───── Input data

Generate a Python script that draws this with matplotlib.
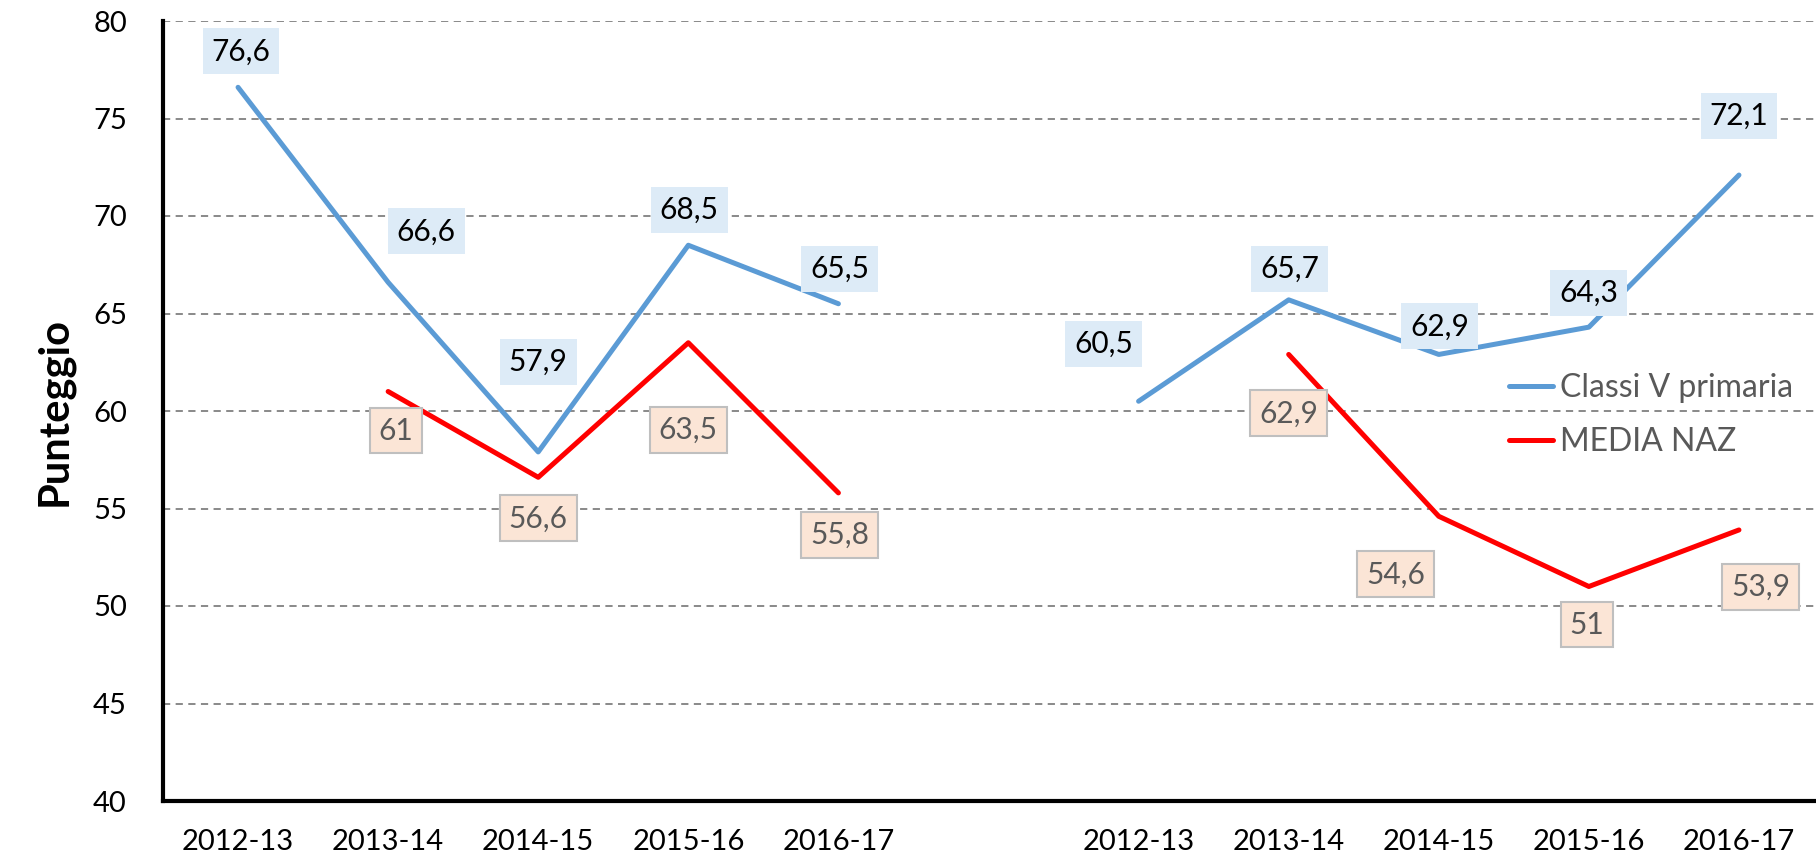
import numpy as np
import matplotlib
matplotlib.use("Agg")
import matplotlib.pyplot as plt

years = ["2012-13", "2013-14", "2014-15", "2015-16", "2016-17"]
categories = years + [""] + years
classi = [76.6, 66.6, 57.9, 68.5, 65.5, np.nan, 60.5, 65.7, 62.9, 64.3, 72.1]
media = [np.nan, 61, 56.6, 63.5, 55.8, np.nan, np.nan, 62.9, 54.6, 51, 53.9]

# label offsets in pixels (dx, dy)
blue_off = [(3, 36), (38, 51), (0, 90), (1, 35), (1, 35), None, (-35, 57), (1, 31), (1, 28), (0, 34), (0, 59)]
red_off = [None, (8, -39), (0, -41), (0, -87), (1, -42), None, None, (0, -59), (-43, -58), (-2, -38), (22, -57)]

plt.rcParams['font.family'] = ['Lato', 'DejaVu Sans']
fig = plt.figure(figsize=(18.16, 8.58), dpi=100)
ax = fig.add_axes([163/1816, 1 - 801/858, 1651/1816, 780/858])

x = np.arange(len(categories))
ax.plot(x, classi, color="#5B9BD5", lw=3.6, label="Classi V primaria", solid_capstyle="round", zorder=3)
ax.plot(x, media, color="#FF0000", lw=3.6, label="MEDIA NAZ", solid_capstyle="round", zorder=3)

def fmt(v):
    return str(int(v)) if float(v).is_integer() else f"{v:.1f}".replace(".", ",")

for i, v in enumerate(classi):
    if np.isnan(v):
        continue
    dx, dy = blue_off[i]
    ax.annotate(fmt(v), (x[i], v), xytext=(dx, dy), textcoords="offset pixels",
                ha="center", va="center", fontsize=21.5, color="black", zorder=4,
                bbox=dict(boxstyle="square,pad=0.3", fc="#DDEBF7", ec="none"))
for i, v in enumerate(media):
    if np.isnan(v):
        continue
    dx, dy = red_off[i]
    ax.annotate(fmt(v), (x[i], v), xytext=(dx, dy), textcoords="offset pixels",
                ha="center", va="center", fontsize=21.5, color="#595959", zorder=4,
                bbox=dict(boxstyle="square,pad=0.3", fc="#FBE5D6", ec="#BFBFBF", lw=1.5))

ax.set_xlim(-0.5, len(categories) - 0.5)
ax.set_ylim(40, 80)
ax.set_yticks(np.arange(40, 81, 5))
ax.set_xticks(x)
ax.set_xticklabels(categories)
ax.tick_params(axis="both", length=0, labelsize=21, colors="black")
ax.tick_params(axis="x", pad=20)
ax.tick_params(axis="y", pad=26)
ax.yaxis.grid(True, linestyle=(0, (4, 3)), color="#808080", lw=1.3)
ax.set_axisbelow(True)
for s in ["top", "right"]:
    ax.spines[s].set_visible(False)
for s in ["left", "bottom"]:
    ax.spines[s].set_linewidth(3)
    ax.spines[s].set_color("black")
ax.set_ylabel("Punteggio", fontsize=30, fontweight="bold", labelpad=14)

leg = ax.legend(loc="center left", bbox_to_anchor=(0.815, 0.495), frameon=False,
                fontsize=23, handlelength=1.4, handletextpad=0.2, labelspacing=0.75,
                borderaxespad=0, borderpad=0)
for t in leg.get_texts():
    t.set_color("#595959")

fig.savefig("out.png", dpi=100)
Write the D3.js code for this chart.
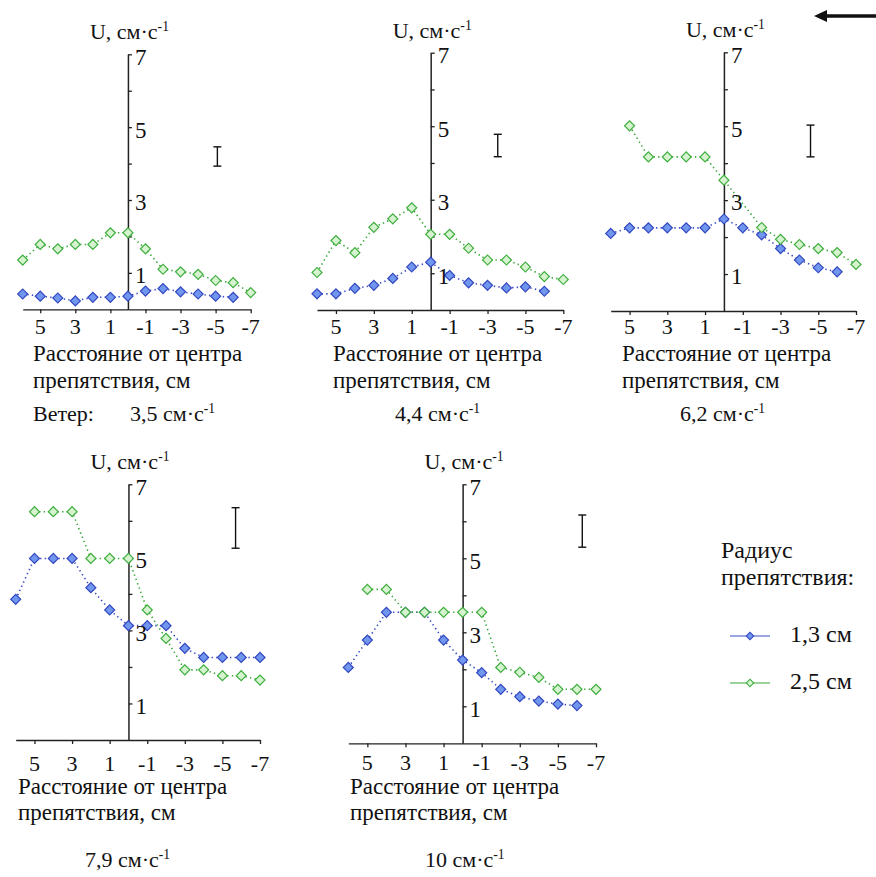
<!DOCTYPE html>
<html><head><meta charset="utf-8">
<script src="https://cdn.jsdelivr.net/npm/d3@7/dist/d3.min.js"></script>
<style>
html,body{margin:0;padding:0;background:#fff;}
</style></head>
<body>
<svg id="chart" width="876" height="877" font-family="Liberation Serif, Times New Roman, DejaVu Serif, serif"></svg>
<script>
// ---------- data ----------
const distances = [6,5,4,3,2,1,0,-1,-2,-3,-4,-5,-6,-7];
const xTickValues = [5,3,1,-1,-3,-5,-7];
const yTickValues = [1,2,3,4,5,6,7];
const yLabelValues = [1,3,5,7];
const windSpeeds = ["3,5","4,4","6,2","7,9","10"];
const seriesNames = ["1,3 см","2,5 см"];

const r13 = [
  [0.42,0.36,0.31,0.23,0.33,0.33,0.36,0.50,0.57,0.48,0.42,0.36,0.33,null],
  [0.44,0.44,0.59,0.67,0.86,1.17,1.30,0.94,0.74,0.67,0.60,0.63,0.51,null],
  [2.10,2.25,2.25,2.25,2.25,2.25,2.49,2.25,2.06,1.69,1.38,1.17,1.06,null],
  [3.85,4.97,4.97,4.97,4.17,3.56,3.13,3.13,3.13,2.51,2.26,2.26,2.26,2.26],
  [2.05,2.79,3.54,3.54,3.54,2.79,2.25,1.91,1.46,1.26,1.14,1.06,1.02,null]
];
const r25 = [
  [1.35,1.78,1.66,1.78,1.78,2.10,2.10,1.66,1.10,1.03,0.96,0.79,0.73,0.46],
  [1.02,1.89,1.56,2.25,2.48,2.78,2.06,2.06,1.68,1.36,1.36,1.17,0.91,0.83],
  [null,5.01,4.17,4.17,4.17,4.17,3.54,null,2.26,1.94,1.80,1.69,1.58,1.26],
  [null,6.25,6.25,6.25,4.97,4.97,4.97,3.56,2.78,1.92,1.92,1.76,1.76,1.64],
  [null,4.16,4.16,3.54,3.54,3.54,3.54,3.54,2.05,1.92,1.78,1.46,1.46,1.46]
];
const errorBarX = [-5.1,-3.54,-4.59,-5.7,-6.28];
const errorBarLow = [3.93,4.17,4.17,5.25,5.30];
const errorBarHigh = [4.46,4.78,5.03,6.36,6.17];

// ---------- layout ----------
const layout = [
  {l:22.7, r:250.7, t:54.3, b:309.3, tickY:334, xlX:33,  xl1:361, xl2:388, wX:130, wY:421, veter:true},
  {l:317,  r:563.3, t:52.7, b:310,   tickY:334, xlX:333, xl1:361, xl2:388, wX:395, wY:421},
  {l:610.7,r:856,   t:52.3, b:311,   tickY:334, xlX:622, xl1:361, xl2:388, wX:680, wY:421},
  {l:15.7, r:260,   t:484.3,b:740,   tickY:771, xlX:18,  xl1:794, xl2:820, wX:85,  wY:867},
  {l:348.3,r:596,   t:484.3,b:743.3, tickY:770, xlX:350, xl1:794, xl2:820, wX:425, wY:867}
];
const colors = {
  blueLine:"#3a4cc8", blueFill:"#7096ee", blueStroke:"#3448c0",
  greenLine:"#3aa83a", greenFill:"#d6f3cf", greenStroke:"#3fae3f"
};
const FONT = "Liberation Serif, Times New Roman, DejaVu Serif, serif";

const svg = d3.select("#chart");
const diamond = d3.symbol().type(d3.symbolSquare).size(50);

function txt(sel, x, y, size){
  return sel.append("text").attr("x",x).attr("y",y).attr("font-size",size)
    .attr("font-family",FONT).attr("fill","#111");
}
function addUnit(sel, prefix){
  sel.append("tspan").text(prefix + "см·с");
  sel.append("tspan").attr("dy",-8).attr("font-size","0.62em").text("-1");
}

layout.forEach((L,i)=>{
  const x = d3.scaleLinear().domain([6,-7]).range([L.l,L.r]);
  const y = d3.scaleLinear().domain([0,7]).range([L.b,L.t]);
  const g = svg.append("g");
  const x0 = x(0);

  // x axis
  const xa = g.append("g").attr("transform",`translate(0,${L.b})`)
    .call(d3.axisBottom(x).tickValues(xTickValues).tickSize(4).tickSizeOuter(0).tickFormat(""));
  xa.select(".domain").attr("stroke","#222").attr("stroke-width",1.3);
  xa.selectAll(".tick line").attr("stroke","#222").attr("stroke-width",1.3);
  xTickValues.forEach(d=>{
    txt(g, x(d), L.tickY, 22).attr("text-anchor","middle").text(String(d));
  });

  // y axis
  const ya = g.append("g").attr("transform",`translate(${x0},0)`)
    .call(d3.axisRight(y).tickValues(yTickValues).tickSize(4).tickSizeOuter(0).tickFormat(""));
  ya.select(".domain").attr("stroke","#222").attr("stroke-width",1.5);
  ya.selectAll(".tick line").attr("stroke","#222").attr("stroke-width",1.3);

  // title
  const tt = txt(g, x0-38, L.t-15, 22);
  tt.append("tspan").text("U, ");
  addUnit(tt,"");

  // series
  const defs = [
    {vals:r13[i], line:colors.blueLine, fill:colors.blueFill, stroke:colors.blueStroke},
    {vals:r25[i], line:colors.greenLine, fill:colors.greenFill, stroke:colors.greenStroke}
  ];
  defs.forEach(s=>{
    const pts = distances.map((d,k)=>({d, v:s.vals[k]})).filter(p=>p.v!==null);
    g.append("path").datum(pts)
      .attr("d", d3.line().x(p=>x(p.d)).y(p=>y(p.v)))
      .attr("fill","none").attr("stroke",s.line).attr("stroke-width",1.6)
      .attr("stroke-dasharray","1.4,3.2");
    g.append("g").selectAll("path").data(pts).join("path")
      .attr("d",diamond)
      .attr("transform",p=>`translate(${x(p.d)},${y(p.v)}) rotate(45)`)
      .attr("fill",s.fill).attr("stroke",s.stroke).attr("stroke-width",1.2);
  });

  // y labels on top
  yLabelValues.forEach(d=>{
    txt(g, x0+7, y(d), 23).attr("dy","0.45em").text(String(d));
  });

  // error bar
  const ex = x(errorBarX[i]), ylo = y(errorBarLow[i]), yhi = y(errorBarHigh[i]);
  const eb = g.append("g").attr("stroke","#111").attr("stroke-width",1.4);
  eb.append("line").attr("x1",ex).attr("x2",ex).attr("y1",ylo).attr("y2",yhi);
  eb.append("line").attr("x1",ex-4).attr("x2",ex+4).attr("y1",ylo).attr("y2",ylo);
  eb.append("line").attr("x1",ex-4).attr("x2",ex+4).attr("y1",yhi).attr("y2",yhi);

  // x labels
  txt(g, L.xlX, L.xl1, 23).text("Расстояние от центра");
  txt(g, L.xlX, L.xl2, 23).text("препятствия, см");

  // wind
  if(L.veter){
    txt(g, L.xlX, L.wY, 22).text("Ветер:");
  }
  const wt = txt(g, L.wX, L.wY, 22);
  addUnit(wt, windSpeeds[i] + " ");
});

// legend
const lg = svg.append("g");
txt(lg, 721, 558, 24).text("Радиус");
txt(lg, 721, 585, 24).text("препятствия:");
const legItems = [
  {name:seriesNames[0], line:colors.blueLine, fill:colors.blueFill, stroke:colors.blueStroke, y:636},
  {name:seriesNames[1], line:colors.greenLine, fill:colors.greenFill, stroke:colors.greenStroke, y:683}
];
legItems.forEach(it=>{
  lg.append("line").attr("x1",730).attr("x2",770).attr("y1",it.y).attr("y2",it.y)
    .attr("stroke",it.line).attr("stroke-width",1.2);
  lg.append("path").attr("d",d3.symbol().type(d3.symbolSquare).size(28))
    .attr("transform",`translate(750,${it.y}) rotate(45)`)
    .attr("fill",it.fill).attr("stroke",it.stroke).attr("stroke-width",1.1);
  txt(lg, 790, it.y+6, 24).text(it.name);
});

// arrow (flow direction)
const ar = svg.append("g");
ar.append("line").attr("x1",876).attr("x2",822).attr("y1",16).attr("y2",16)
  .attr("stroke","#111").attr("stroke-width",3.5);
ar.append("path").attr("d","M814,16 L827,10 L827,22 Z").attr("fill","#111");
</script>
</body></html>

──────────

● Problem statement:
Copy nothing but the lines from the top of the material through the line holding "import matplotlib.pyplot as plt", exactly as written; omit pictures.

● Answer to the task:
Generate a Python script that draws this with matplotlib.
import numpy as np
import matplotlib
matplotlib.use("Agg")
import matplotlib.pyplot as plt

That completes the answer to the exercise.